Written exercise:
The entries below are to be transcribed in full, without their images.

Dataset:
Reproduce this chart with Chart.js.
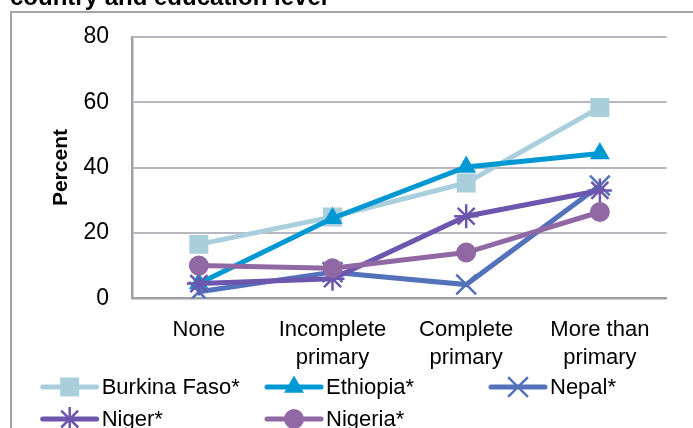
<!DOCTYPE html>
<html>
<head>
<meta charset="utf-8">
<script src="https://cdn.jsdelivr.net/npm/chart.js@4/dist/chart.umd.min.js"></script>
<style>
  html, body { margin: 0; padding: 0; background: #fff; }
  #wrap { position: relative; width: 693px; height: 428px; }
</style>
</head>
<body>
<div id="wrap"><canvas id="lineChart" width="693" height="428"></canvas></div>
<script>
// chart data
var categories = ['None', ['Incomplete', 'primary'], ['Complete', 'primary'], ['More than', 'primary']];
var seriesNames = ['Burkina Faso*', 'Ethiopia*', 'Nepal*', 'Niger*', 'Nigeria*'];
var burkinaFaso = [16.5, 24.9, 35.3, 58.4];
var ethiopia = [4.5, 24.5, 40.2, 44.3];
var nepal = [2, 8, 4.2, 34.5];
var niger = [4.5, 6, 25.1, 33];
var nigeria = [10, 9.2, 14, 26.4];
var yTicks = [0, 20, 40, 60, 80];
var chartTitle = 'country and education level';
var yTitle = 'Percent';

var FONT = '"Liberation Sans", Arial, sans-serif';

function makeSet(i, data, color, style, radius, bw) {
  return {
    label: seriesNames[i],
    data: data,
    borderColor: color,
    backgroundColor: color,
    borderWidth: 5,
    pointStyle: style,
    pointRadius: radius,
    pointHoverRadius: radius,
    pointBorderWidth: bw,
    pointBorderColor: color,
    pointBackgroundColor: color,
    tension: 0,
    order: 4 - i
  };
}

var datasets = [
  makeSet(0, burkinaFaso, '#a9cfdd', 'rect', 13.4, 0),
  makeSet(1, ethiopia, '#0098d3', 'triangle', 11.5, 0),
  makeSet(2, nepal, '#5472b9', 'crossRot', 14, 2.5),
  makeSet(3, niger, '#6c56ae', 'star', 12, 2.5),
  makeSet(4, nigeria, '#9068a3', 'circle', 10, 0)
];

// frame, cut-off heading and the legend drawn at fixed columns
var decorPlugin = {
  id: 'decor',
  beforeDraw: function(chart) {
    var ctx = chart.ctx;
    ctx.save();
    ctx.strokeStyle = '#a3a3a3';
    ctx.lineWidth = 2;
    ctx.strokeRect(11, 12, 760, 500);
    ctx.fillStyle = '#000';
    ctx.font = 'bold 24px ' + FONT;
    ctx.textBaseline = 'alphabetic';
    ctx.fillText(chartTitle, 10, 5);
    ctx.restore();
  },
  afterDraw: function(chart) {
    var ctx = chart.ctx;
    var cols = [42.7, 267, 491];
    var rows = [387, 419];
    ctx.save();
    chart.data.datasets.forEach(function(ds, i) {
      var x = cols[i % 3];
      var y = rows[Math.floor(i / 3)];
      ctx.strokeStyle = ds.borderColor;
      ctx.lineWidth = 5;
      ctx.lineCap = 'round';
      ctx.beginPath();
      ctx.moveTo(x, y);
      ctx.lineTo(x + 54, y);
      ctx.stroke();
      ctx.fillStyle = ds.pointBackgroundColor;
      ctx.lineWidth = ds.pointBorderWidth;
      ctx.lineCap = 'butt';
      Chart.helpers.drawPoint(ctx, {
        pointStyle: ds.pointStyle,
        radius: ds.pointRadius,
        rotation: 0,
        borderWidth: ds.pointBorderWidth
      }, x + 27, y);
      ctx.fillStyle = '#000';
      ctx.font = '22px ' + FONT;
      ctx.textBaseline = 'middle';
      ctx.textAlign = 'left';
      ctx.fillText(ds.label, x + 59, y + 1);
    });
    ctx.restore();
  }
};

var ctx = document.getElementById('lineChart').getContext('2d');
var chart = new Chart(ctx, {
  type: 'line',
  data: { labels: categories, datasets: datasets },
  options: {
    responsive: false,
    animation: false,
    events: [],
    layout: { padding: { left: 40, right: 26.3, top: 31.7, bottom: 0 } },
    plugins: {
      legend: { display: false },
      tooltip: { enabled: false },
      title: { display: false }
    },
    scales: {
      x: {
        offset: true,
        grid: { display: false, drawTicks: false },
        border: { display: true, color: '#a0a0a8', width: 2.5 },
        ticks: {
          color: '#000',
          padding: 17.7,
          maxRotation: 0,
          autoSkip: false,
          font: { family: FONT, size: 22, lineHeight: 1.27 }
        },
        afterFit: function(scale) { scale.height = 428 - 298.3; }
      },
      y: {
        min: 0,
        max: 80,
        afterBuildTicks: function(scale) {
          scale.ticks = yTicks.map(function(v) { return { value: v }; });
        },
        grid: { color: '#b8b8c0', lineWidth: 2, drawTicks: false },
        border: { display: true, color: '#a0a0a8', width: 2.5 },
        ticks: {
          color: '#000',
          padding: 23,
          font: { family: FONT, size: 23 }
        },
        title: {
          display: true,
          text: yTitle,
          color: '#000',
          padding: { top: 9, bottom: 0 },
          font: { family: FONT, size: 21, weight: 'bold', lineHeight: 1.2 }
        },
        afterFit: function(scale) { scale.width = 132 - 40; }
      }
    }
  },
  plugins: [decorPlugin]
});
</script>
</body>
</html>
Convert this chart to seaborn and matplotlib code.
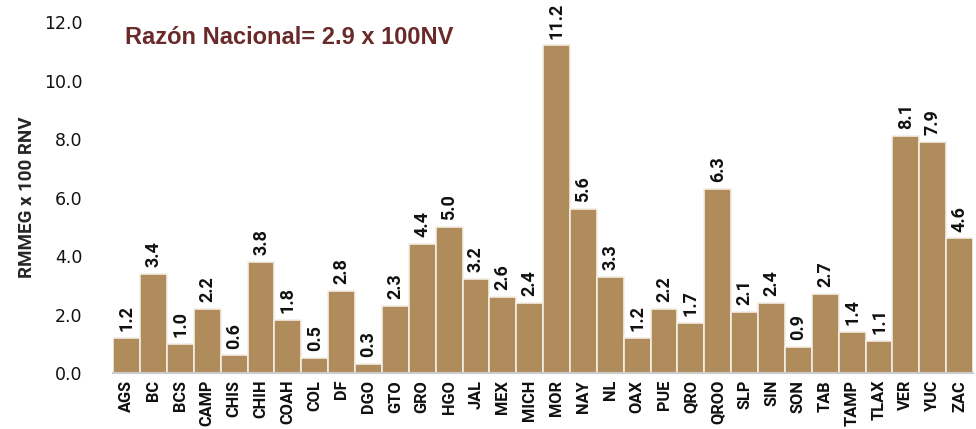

Correct output:
Reproduce this chart with Chart.js.
<!DOCTYPE html>
<html>
<head>
<meta charset="utf-8">
<script src="https://cdn.jsdelivr.net/npm/chart.js@4/dist/chart.umd.min.js"></script>
<style>
  html, body { margin: 0; padding: 0; background: #fff; }
  #wrap { position: relative; width: 693px; height: 428px; }
</style>
</head>
<body>
<div id="wrap"><canvas id="lineChart" width="693" height="428"></canvas></div>
<script>
// chart data
var categories = ['None', ['Incomplete', 'primary'], ['Complete', 'primary'], ['More than', 'primary']];
var seriesNames = ['Burkina Faso*', 'Ethiopia*', 'Nepal*', 'Niger*', 'Nigeria*'];
var burkinaFaso = [16.5, 24.9, 35.3, 58.4];
var ethiopia = [4.5, 24.5, 40.2, 44.3];
var nepal = [2, 8, 4.2, 34.5];
var niger = [4.5, 6, 25.1, 33];
var nigeria = [10, 9.2, 14, 26.4];
var yTicks = [0, 20, 40, 60, 80];
var chartTitle = 'country and education level';
var yTitle = 'Percent';

var FONT = '"Liberation Sans", Arial, sans-serif';

function makeSet(i, data, color, style, radius, bw) {
  return {
    label: seriesNames[i],
    data: data,
    borderColor: color,
    backgroundColor: color,
    borderWidth: 5,
    pointStyle: style,
    pointRadius: radius,
    pointHoverRadius: radius,
    pointBorderWidth: bw,
    pointBorderColor: color,
    pointBackgroundColor: color,
    tension: 0,
    order: 4 - i
  };
}

var datasets = [
  makeSet(0, burkinaFaso, '#a9cfdd', 'rect', 13.4, 0),
  makeSet(1, ethiopia, '#0098d3', 'triangle', 11.5, 0),
  makeSet(2, nepal, '#5472b9', 'crossRot', 14, 2.5),
  makeSet(3, niger, '#6c56ae', 'star', 12, 2.5),
  makeSet(4, nigeria, '#9068a3', 'circle', 10, 0)
];

// frame, cut-off heading and the legend drawn at fixed columns
var decorPlugin = {
  id: 'decor',
  beforeDraw: function(chart) {
    var ctx = chart.ctx;
    ctx.save();
    ctx.strokeStyle = '#a3a3a3';
    ctx.lineWidth = 2;
    ctx.strokeRect(11, 12, 760, 500);
    ctx.fillStyle = '#000';
    ctx.font = 'bold 24px ' + FONT;
    ctx.textBaseline = 'alphabetic';
    ctx.fillText(chartTitle, 10, 5);
    ctx.restore();
  },
  afterDraw: function(chart) {
    var ctx = chart.ctx;
    var cols = [42.7, 267, 491];
    var rows = [387, 419];
    ctx.save();
    chart.data.datasets.forEach(function(ds, i) {
      var x = cols[i % 3];
      var y = rows[Math.floor(i / 3)];
      ctx.strokeStyle = ds.borderColor;
      ctx.lineWidth = 5;
      ctx.lineCap = 'round';
      ctx.beginPath();
      ctx.moveTo(x, y);
      ctx.lineTo(x + 54, y);
      ctx.stroke();
      ctx.fillStyle = ds.pointBackgroundColor;
      ctx.lineWidth = ds.pointBorderWidth;
      ctx.lineCap = 'butt';
      Chart.helpers.drawPoint(ctx, {
        pointStyle: ds.pointStyle,
        radius: ds.pointRadius,
        rotation: 0,
        borderWidth: ds.pointBorderWidth
      }, x + 27, y);
      ctx.fillStyle = '#000';
      ctx.font = '22px ' + FONT;
      ctx.textBaseline = 'middle';
      ctx.textAlign = 'left';
      ctx.fillText(ds.label, x + 59, y + 1);
    });
    ctx.restore();
  }
};

var ctx = document.getElementById('lineChart').getContext('2d');
var chart = new Chart(ctx, {
  type: 'line',
  data: { labels: categories, datasets: datasets },
  options: {
    responsive: false,
    animation: false,
    events: [],
    layout: { padding: { left: 40, right: 26.3, top: 31.7, bottom: 0 } },
    plugins: {
      legend: { display: false },
      tooltip: { enabled: false },
      title: { display: false }
    },
    scales: {
      x: {
        offset: true,
        grid: { display: false, drawTicks: false },
        border: { display: true, color: '#a0a0a8', width: 2.5 },
        ticks: {
          color: '#000',
          padding: 17.7,
          maxRotation: 0,
          autoSkip: false,
          font: { family: FONT, size: 22, lineHeight: 1.27 }
        },
        afterFit: function(scale) { scale.height = 428 - 298.3; }
      },
      y: {
        min: 0,
        max: 80,
        afterBuildTicks: function(scale) {
          scale.ticks = yTicks.map(function(v) { return { value: v }; });
        },
        grid: { color: '#b8b8c0', lineWidth: 2, drawTicks: false },
        border: { display: true, color: '#a0a0a8', width: 2.5 },
        ticks: {
          color: '#000',
          padding: 23,
          font: { family: FONT, size: 23 }
        },
        title: {
          display: true,
          text: yTitle,
          color: '#000',
          padding: { top: 9, bottom: 0 },
          font: { family: FONT, size: 21, weight: 'bold', lineHeight: 1.2 }
        },
        afterFit: function(scale) { scale.width = 132 - 40; }
      }
    }
  },
  plugins: [decorPlugin]
});
</script>
</body>
</html>
Convert this chart to seaborn and matplotlib code.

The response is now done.